The wine was a pleasure in every respect, with aromas of rich, dark berries and plum. Forceful and big, it tasted of ripe, dark, dusky fruit, and I was impressed by its focused acids and well-balanced tannins. I don’t often spend $20 on a bottle of wine, but for something so rare and well-crafted, $20 seems like a steal. (The current vintage is 2011.)
El Enemigo is a side project of the winemaker of Catena Zapata, one of Argentina’s most highly regarded wineries. Its name refers to “the enemy in ourselves, the one stopping us from trying something different — something extraordinary,” explained Enemigo representative Constanza Hartung. The wines she presented, with one exception, did not rely heavily on Malbec or even Cabernet Sauvignon. Instead, these blends showcased Cabernet Franc.
In this blend of 85% Cabernet Franc and 15% Malbec, there was a freshness to the aroma, but it had notable undertones of earth and dark fruit. When I tasted it, I just thought, “Wow.” It was lush and rich, but simultaneously focused and clean. Quite a balancing act.
The Katunar vineyards have an enviable location on the south end of the island of Krk, just southeast of the Istrian peninsula. Father and son Anton and Toni Katunar exploit their fine terroir fully. The 2010 Katunar “Kurykta Anton” was thoroughly delicious.
Referred to as Kurykta Nigra on the Katunar website, this deep magenta-hued Syrah had an instantly appealing aroma of earth, iron and red fruit. It felt very well-balanced, with a rich texture and luscious red-fruit flavors leavened by deep undertones of earth and a bright zing of acids. I also loved the overtones of violets and the tightly focused metallic finish. The rustic acids helped the wine pair beautifully with some traditional boeuf Bourguignon, standing up to the hearty flavors in the dish and clearing the palate for the next bite.

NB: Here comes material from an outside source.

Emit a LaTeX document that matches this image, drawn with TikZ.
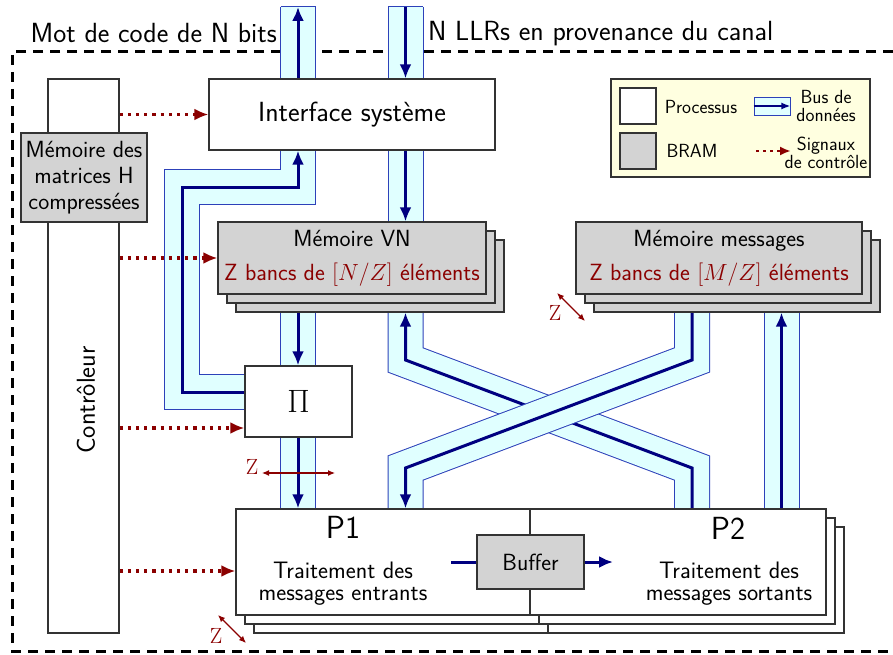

One of six unusual single-vineyard Syrahs that the estimable Chilean winery Lapostolle recently assembled in a special half-case, the Pirque had notes of chocolate and violets in its dark fruit aroma. It felt silky on the tongue and revealed itself slowly, deliberately. There was a freshness underneath its ripe, ripe fruit, like eucalyptus or green peppercorn. Sexy and very classy. (The single-vineyard Carmenères are also excellent.)
The half-case of single-vineyard Syrahs (or Carmenères) would make an excellent gift, should you have a oenophile in your life that you wish to impress. It’s great fun to compare and contrast the wines side-by-side, to see the effects of the different terroirs.
Tiny, landlocked Macedonia lies on the northern border of Greece, making it the southernmost of the former Yugoslav republics. Stobi is one of its largest wineries, and it used to export bulk wine to the Soviet Union before retooling to concentrate on quality instead of just quantity.
I’ll always have a soft spot for Vranec (also spelled “Vranac”), an ancient red variety native to the Balkans with a parent/offspring relationship to Zinfandel. It was a bottle of velvety Jović Vranac from Serbia which inspired this blog. This Macedonian expression had a ripe and lush dark-fruit aroma with an intriguing saline overtone. Very well-balanced, the wine had plummy fruit, a wonderful dusky quality and a spicy finish. Delightful.
When I went to Colorado, I had no expectation of finding fine wine. Had I cracked open my Oxford Companion to Wine — always a good idea before heading off on a trip to pretty much anywhere — I would have discovered that “Colorado’s increasing vineyard area (nearly 1,000 acres) and growing number of wineries (over 50) are beginning to provide wines of quality to its major tourist market as well as Denver…” Sutcliffe is among those leading the charge.
Most blends occur in the winery, with a winemaker choosing so much of this and so much of that. A field blend occurs in the vineyard, blending whatever grape varieties happen to be growing together. This wine “gives the true taste of McElmo Canyon,” according to the Sutcliffe website. I loved its rich, dark-fruit aroma, and it had rich, creamy fruit on the palate. It had elegantly soft tannins and a dry finish, and it became even bigger and richer when paired with some “truffle tremor” cheese.
What fortune, to have tasted so many beautiful, unusual wines! I can’t wait to see what 2015 has in store.